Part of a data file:

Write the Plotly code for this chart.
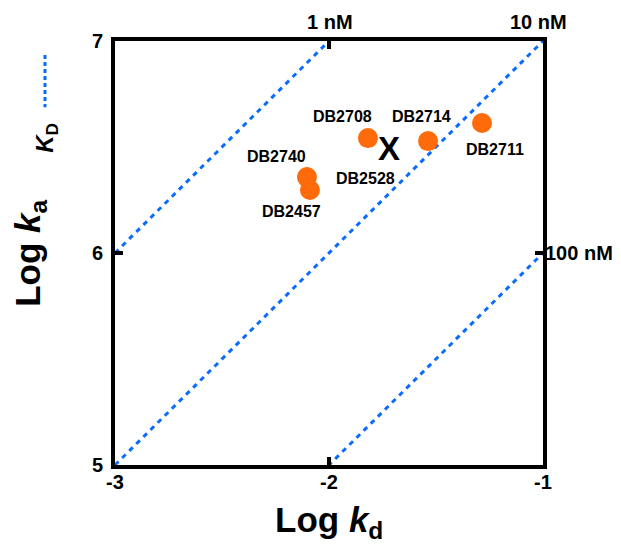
import plotly.graph_objects as go

# ---- data ----
compounds = ["DB2708", "DB2714", "DB2711", "DB2740", "DB2457"]
log_kd = [-1.818, -1.537, -1.285, -2.103, -2.089]
log_ka = [6.542, 6.528, 6.613, 6.358, 6.297]

ref_name = ["DB2528"]
ref_kd = [-1.720]
ref_ka = [6.476]

kd_labels = ["1 nM", "10 nM", "100 nM"]
log_KD = [-9, -8, -7]          # log KD (M)
x_ticks = [-3, -2, -1]
y_ticks = [5, 6, 7]

FONT = "Arial, Liberation Sans, sans-serif"
ORANGE = "#FF6A0A"
BLUE = "#0A6CFF"

fig = go.Figure()

# iso-affinity lines: log ka = log kd - log KD
for lk in log_KD:
    xs = [x_ticks[0], x_ticks[-1]]
    ys = [x - lk for x in xs]
    fig.add_trace(go.Scatter(x=xs, y=ys, mode="lines",
                             line=dict(color=BLUE, width=3, dash="5px,5px"),
                             showlegend=False, hoverinfo="skip"))

fig.add_trace(go.Scatter(x=log_kd, y=log_ka, mode="markers",
                         marker=dict(size=20, color=ORANGE),
                         showlegend=False))
fig.add_trace(go.Scatter(x=ref_kd, y=ref_ka, mode="text", text=["<b>X</b>"],
                         textfont=dict(size=33, color="black", family=FONT),
                         showlegend=False))

# point labels (offsets in pixels)
offsets = {"DB2708": (-25, 22), "DB2714": (-7, 25), "DB2711": (13, -26),
           "DB2740": (-30, 21), "DB2457": (-18, -21)}
for name, x, y in zip(compounds, log_kd, log_ka):
    dx, dy = offsets[name]
    fig.add_annotation(x=x, y=y, text=f"<b>{name}</b>", showarrow=False,
                       xshift=dx, yshift=dy,
                       font=dict(size=16, color="black", family=FONT))
fig.add_annotation(x=ref_kd[0], y=ref_ka[0], text=f"<b>{ref_name[0]}</b>",
                   showarrow=False, xshift=-23, yshift=-26,
                   font=dict(size=16, color="black", family=FONT))

# KD labels: top for 1 nM & 10 nM, right for 100 nM
lab_font = dict(size=20, color="black", family=FONT)
fig.add_annotation(x=x_ticks[1], y=1.045, xref="x", yref="paper",
                   text=f"<b>{kd_labels[0]}</b>", showarrow=False,
                   yanchor="middle", xshift=1, font=lab_font)
fig.add_annotation(x=x_ticks[2], y=1.045, xref="x", yref="paper",
                   text=f"<b>{kd_labels[1]}</b>", showarrow=False,
                   yanchor="middle", xshift=-5, font=lab_font)
fig.add_annotation(x=1, y=y_ticks[1], xref="paper", yref="y",
                   text=f"<b>{kd_labels[2]}</b>", showarrow=False,
                   xanchor="left", xshift=0, font=lab_font)

# legend-like K_D key
fig.add_shape(type="line", xref="paper", yref="paper",
              x0=-0.1636, x1=-0.1636, y0=0.967, y1=0.844,
              line=dict(color=BLUE, width=3, dash="4px,3px"))
fig.add_annotation(xref="paper", yref="paper", x=-0.203, y=0.81,
                   text="<b><i>K</i><sub>D</sub></b>", textangle=-90, showarrow=False,
                   font=dict(size=24, color="black", family=FONT))

# axis titles
title_font = dict(size=35, color="black", family=FONT)
fig.add_annotation(xref="paper", yref="paper", x=0.5, y=-0.134,
                   text="<b>Log <i>k</i><sub>d</sub></b>", showarrow=False,
                   yanchor="middle", font=title_font)
fig.add_annotation(xref="paper", yref="paper", x=-0.199, y=0.5,
                   text="<b>Log <i>k</i><sub>a</sub></b>", showarrow=False,
                   textangle=-90, xanchor="center", font=title_font)

axis_common = dict(showline=True, linecolor="black", linewidth=4, mirror="ticks",
                   ticks="inside", ticklen=8, tickwidth=4, tickcolor="black",
                   showgrid=False, zeroline=False,
                   tickfont=dict(size=20, color="black", family=FONT))

fig.update_xaxes(range=[x_ticks[0], x_ticks[-1]], tickvals=x_ticks,
                 ticktext=[f"<b>{v}</b>" for v in x_ticks],
                 ticklabelstandoff=-4, **axis_common)
fig.update_yaxes(range=[y_ticks[0], y_ticks[-1]], tickvals=y_ticks,
                 ticktext=[f"<b>{v}</b>" for v in y_ticks],
                 ticklabelstandoff=4, **axis_common)

fig.update_layout(width=621, height=545,
                  margin=dict(l=107, r=86, t=33, b=88),
                  plot_bgcolor="white", paper_bgcolor="white",
                  font=dict(family=FONT, color="black"))

fig.write_html("out.html")
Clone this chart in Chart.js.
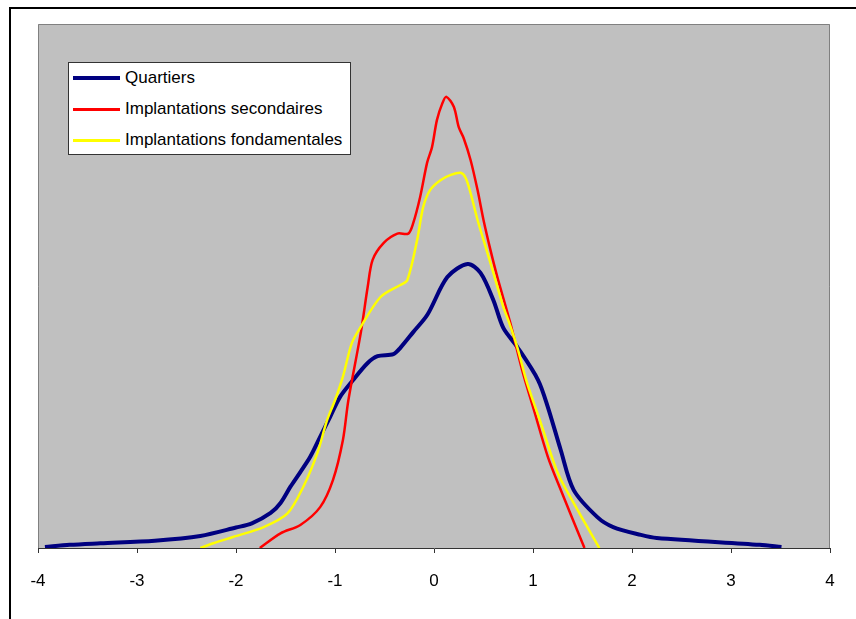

## WHAT TO PRODUCE:
Working from the entries above, return all lines that contain "chart".

## EXPECTED ANSWER:
Write the Plotly code for this chart.
Clone this chart in Chart.js.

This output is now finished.